200 Grams To Cups For Butter
When it comes to US cups and measuring butter or margarine, 200g of butter is equal to 7/8th of a US measuring cup.
Here is a table to help you with converting butter or margarine from grams to cups.
|US Measuring Cups||Grams|
|1 cup||225 g|
|7/8 cup||200 g|
|¾ cup||170 g|
|2/3 cup||150 g|
|5/8th cup||140 g|
|½ cup||115 g|
|3/8th cup||85 g|
|1/3 cup||75 g|
|¼ cup||55 g|
|1/8 cup||30 g|
How To Measure Butter In a Cup
Measuring butter or margarine on a scale is the number one way to measure this ingredient accurately. In baking, butter needs to be as close to the required weight as possible for an accurate result.
There are, however, many tips and tricks when it comes to using measuring cups to measure this ingredient. Here are a few guidelines for getting it done right.
If the butter is nice and soft, it is relatively easy to measure it in a measuring cup.
- Scoop your soft butter or margarine into the measuring cup using a tablespoon, butter knife, or rubber spatula.
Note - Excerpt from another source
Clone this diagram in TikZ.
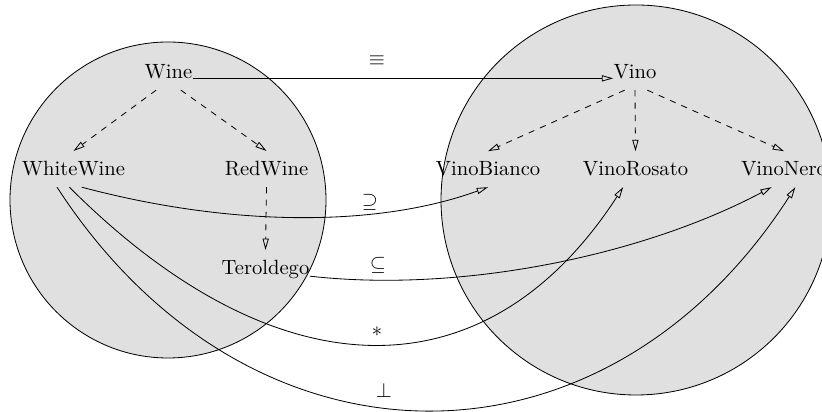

- You need to try pressing out any air bubbles from the butter by pressing into the cup gently with a spoon. You should hear the air pocket popping.
You can use the cold-water displacement method if your butter is not soft. Here are the steps to a cold-water displacement:
- Fill a large jug or jar with 2 cups of water. Chilled water is preferable so that the butter doesn’t melt.
- Check at eye level that the water measurement is accurate. Keep a close eye on this measurement as you go along.
- Place your butter into the jug of cold water.
- Note down the new volume of where the water reaches and deduct 1 cup. This is the volume in cups.
It’s tricky to say which method is the most accurate, but both are good options and great to practice.
Another great way to measure butter is by stick. This is the alternative to the above routes if they don’t pan out for you.
The wrapper will usually have measurements on it. So long as you use a really sharp knife when the butter isn’t too soft, this can also be an accurate way to work.
If your knife isn’t sharp, the butter will be squashed down by the blunt edge, resulting in an inaccurate portion.
When working with butter, ensure all your utensils are cleaned well beforehand so as not to contaminate the butter.
More conversion blog posts
Wrapping It Up
Hopefully, these tips and tricks will assist you with your process of converting 200 grams to cups, no matter the ingredient at hand.
The most important thing to remember is to ensure that what is going into the cup is loose and fill the cup accurately.